ADAM: It’s not her whole body. Part of it is missing. Do you understand, Cyndi? Do you get that?
CYNDI: Sure, I get it. Like all guys, you’re looking for a little head–

Yeah.

[the jeep hits a rock and flips onto its side. The characters emerge from the car and yell at each other for a while. Adam screams at Mel that they’ll never catch the terrorists now.]
MEL: Swazi’s smaller than Rhode Island, mate– Help me drop the Jeep and we’ll be in Mbane before you can say– [page turn]
ADAM: Jesus save me!
CYNDI: Drop the Jeep with what? A crane? Want me to call AAA– the African Automobile Association?
MEL: Like anything, ya just need the strength to make it happen. [he starts pushing the Jeep]
ADAM: I have faith. [he joins Mel in pushing the Jeep]
MEL: Didn’t say “faith.” I said strength.
ADAM: They’re the >NHH< same– thing!
MEL: Are they?
[the Jeep flips back onto its wheels.]
ADAM: Yeah. They are. Let’s go.

Sounds nice, if you don’t think about it too hard. But no, it’s one of the clunkiest bits of dialogue I’ve read in months.

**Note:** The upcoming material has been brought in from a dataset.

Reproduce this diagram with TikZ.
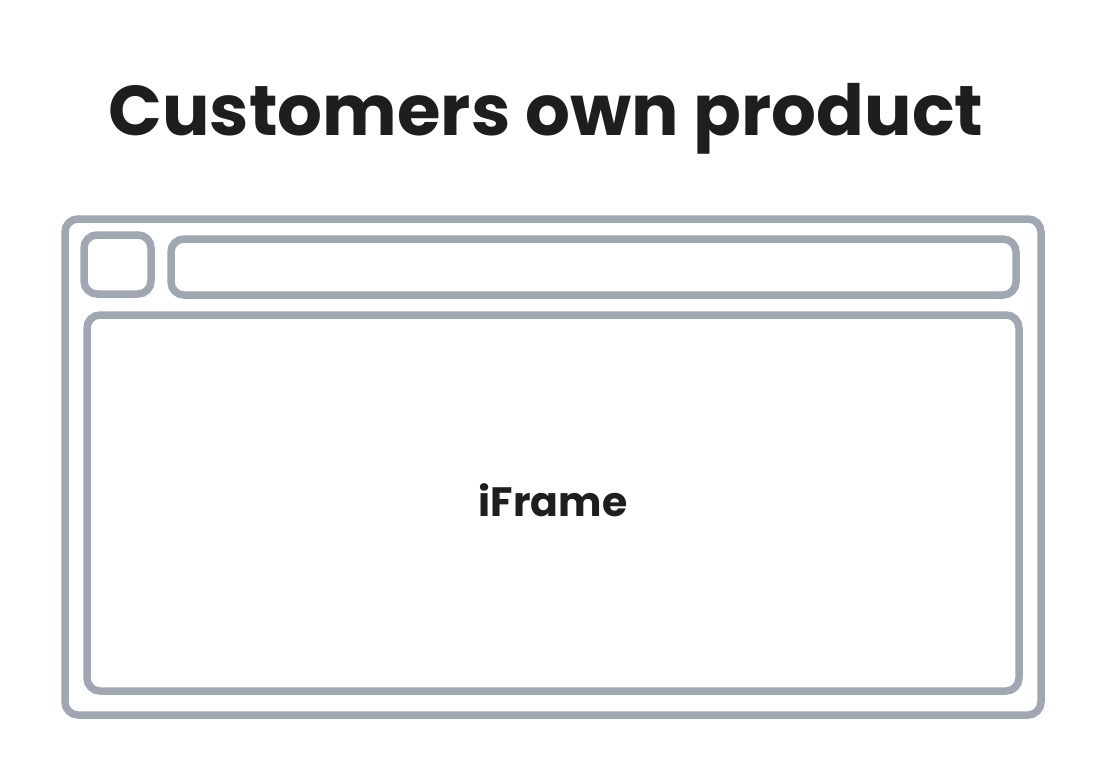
\documentclass[tikz,border=0pt]{standalone}
\usepackage{fontspec}
\setmainfont{Poppins}
\usepackage{tikz}
\definecolor{framegray}{RGB}{160,167,178}
\definecolor{inkblack}{RGB}{30,30,30}
\tikzset{pane/.style={draw=framegray, line width=7.5pt, rounded corners=13pt, inner sep=0pt}}
\tikzset{label/.style={text=inkblack, font=\bfseries, anchor=base, inner sep=0pt}}

\begin{document}
\begin{tikzpicture}[x=1pt,y=-1pt]
		\fill[white] (0,0) rectangle (1105,779);
		\useasboundingbox (0,0) rectangle (1105,779);

		\node[label, font=\bfseries\fontsize{70.5}{84}\selectfont] (title) at (546,135) {Customers own product};

		\begin{scope}[every node/.append style={pane}]
			\node[minimum width=976pt, minimum height=496pt] (window) at (553,467) {};
			\node[minimum width=67pt, minimum height=59pt] (button) at (117.5,264.5) {};
			\node[minimum width=845pt, minimum height=56pt] (addressbar) at (593.5,267) {};
			\node[minimum width=932pt, minimum height=376pt] (content) at (553,503) {};
		\end{scope}

		\node[label, font=\bfseries\fontsize{41}{48}\selectfont] (iframe) at (553,516) {iFrame};
	\end{tikzpicture}
\end{document}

Even Cloonan’s work seems crippled on this book — characters are often awkwardly posed, looking like their heads are about to snap off or their eyeballs to erupt from their sockets. I absolutely love her work, so a) I think she deserves better than this book, but also b) I think she’s miscast, and this would be a stronger book with a different artist.

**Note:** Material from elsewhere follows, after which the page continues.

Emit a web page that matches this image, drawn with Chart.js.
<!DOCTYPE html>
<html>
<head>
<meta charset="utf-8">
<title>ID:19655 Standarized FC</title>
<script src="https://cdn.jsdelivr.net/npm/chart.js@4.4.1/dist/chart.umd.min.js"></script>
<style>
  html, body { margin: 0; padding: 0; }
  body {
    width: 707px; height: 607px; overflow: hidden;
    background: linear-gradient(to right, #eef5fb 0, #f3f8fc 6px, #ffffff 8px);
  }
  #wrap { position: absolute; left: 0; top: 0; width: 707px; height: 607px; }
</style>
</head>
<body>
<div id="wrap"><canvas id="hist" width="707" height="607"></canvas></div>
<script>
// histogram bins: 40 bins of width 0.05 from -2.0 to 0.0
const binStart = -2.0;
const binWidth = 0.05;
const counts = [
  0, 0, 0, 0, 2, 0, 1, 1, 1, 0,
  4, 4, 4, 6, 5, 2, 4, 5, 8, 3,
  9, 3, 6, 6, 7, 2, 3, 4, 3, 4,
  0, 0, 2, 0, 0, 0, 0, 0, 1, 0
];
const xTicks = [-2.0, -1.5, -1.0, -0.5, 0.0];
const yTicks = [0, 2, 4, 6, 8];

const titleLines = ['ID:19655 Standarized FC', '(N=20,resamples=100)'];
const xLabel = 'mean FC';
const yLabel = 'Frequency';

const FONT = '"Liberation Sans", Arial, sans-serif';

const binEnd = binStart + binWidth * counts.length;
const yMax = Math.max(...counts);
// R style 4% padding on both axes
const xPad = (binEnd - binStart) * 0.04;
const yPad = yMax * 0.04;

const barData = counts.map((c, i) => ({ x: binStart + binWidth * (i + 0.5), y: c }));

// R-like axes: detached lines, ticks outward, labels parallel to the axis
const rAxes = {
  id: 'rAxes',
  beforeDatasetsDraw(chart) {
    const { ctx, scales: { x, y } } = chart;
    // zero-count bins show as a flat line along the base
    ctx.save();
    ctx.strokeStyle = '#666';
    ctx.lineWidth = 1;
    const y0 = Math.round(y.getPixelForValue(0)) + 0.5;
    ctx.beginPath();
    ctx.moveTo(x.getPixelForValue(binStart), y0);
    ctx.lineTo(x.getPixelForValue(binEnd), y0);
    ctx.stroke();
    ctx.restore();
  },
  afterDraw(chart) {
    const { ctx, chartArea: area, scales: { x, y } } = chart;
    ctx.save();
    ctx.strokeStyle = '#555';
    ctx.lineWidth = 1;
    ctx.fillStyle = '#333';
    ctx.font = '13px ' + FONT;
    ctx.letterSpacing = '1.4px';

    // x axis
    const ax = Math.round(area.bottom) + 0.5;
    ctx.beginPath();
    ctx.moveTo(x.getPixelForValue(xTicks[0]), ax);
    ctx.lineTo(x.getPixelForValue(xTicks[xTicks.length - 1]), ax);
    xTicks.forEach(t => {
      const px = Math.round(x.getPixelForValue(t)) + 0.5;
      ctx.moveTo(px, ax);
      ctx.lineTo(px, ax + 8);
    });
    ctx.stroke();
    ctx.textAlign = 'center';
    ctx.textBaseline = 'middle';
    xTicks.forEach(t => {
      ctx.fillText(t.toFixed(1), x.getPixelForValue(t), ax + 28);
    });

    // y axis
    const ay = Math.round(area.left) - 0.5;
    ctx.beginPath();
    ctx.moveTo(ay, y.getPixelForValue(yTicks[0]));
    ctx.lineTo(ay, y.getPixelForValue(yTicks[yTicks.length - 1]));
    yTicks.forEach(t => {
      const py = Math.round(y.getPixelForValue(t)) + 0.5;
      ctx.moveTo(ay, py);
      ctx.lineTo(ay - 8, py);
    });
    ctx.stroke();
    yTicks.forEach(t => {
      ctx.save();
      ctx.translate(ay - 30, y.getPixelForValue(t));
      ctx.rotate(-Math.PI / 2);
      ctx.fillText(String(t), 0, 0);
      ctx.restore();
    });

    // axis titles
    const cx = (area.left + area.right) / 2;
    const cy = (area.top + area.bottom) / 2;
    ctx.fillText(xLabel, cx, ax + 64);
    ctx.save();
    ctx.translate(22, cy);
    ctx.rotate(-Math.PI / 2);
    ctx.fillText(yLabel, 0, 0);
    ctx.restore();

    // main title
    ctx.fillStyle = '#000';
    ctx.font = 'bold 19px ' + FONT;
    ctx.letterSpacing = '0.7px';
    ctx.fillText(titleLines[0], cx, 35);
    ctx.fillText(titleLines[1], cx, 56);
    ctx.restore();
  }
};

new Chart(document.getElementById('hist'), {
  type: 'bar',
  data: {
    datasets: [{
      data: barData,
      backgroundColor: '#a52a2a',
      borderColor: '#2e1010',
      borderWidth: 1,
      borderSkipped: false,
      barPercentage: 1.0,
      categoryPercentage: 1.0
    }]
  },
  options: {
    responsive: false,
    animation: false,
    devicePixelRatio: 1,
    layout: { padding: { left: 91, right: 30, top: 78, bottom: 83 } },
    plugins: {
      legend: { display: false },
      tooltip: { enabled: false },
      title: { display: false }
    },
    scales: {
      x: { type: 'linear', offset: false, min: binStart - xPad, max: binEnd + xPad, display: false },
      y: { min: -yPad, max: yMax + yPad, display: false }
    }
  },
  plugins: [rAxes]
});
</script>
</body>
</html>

AMERICAN VIRGIN is starting to remind me of a Ross Campbell comic. I don’t enjoy him either, but at least that’s a matter of taste, not of competence.

I’ve only read through #4 — maybe once Adam resolves the girlfriend thing he’ll stop being such an inconsistent psychotic douchebag — but my hopes are no longer high. It’s gotta slow down the pacing, polish the dialogue, give us more time with the characters, and take the time to make the logic of each step in the story more coherent. Show us a character actually learning something. Show me a character I can like.

I want to keep getting this book for historical reasons, and because I hope it will improve, but our shelves are filled with overpretentious underexecuted shortlived Vertigo series from the 90s. I won’t hold out forever.


Leigh Walton talks comics and maybe other arts. (RSS)
He also works for the very excellent publisher Top Shelf Productions (which does not necessarily endorse the views and opinions, etc, herein).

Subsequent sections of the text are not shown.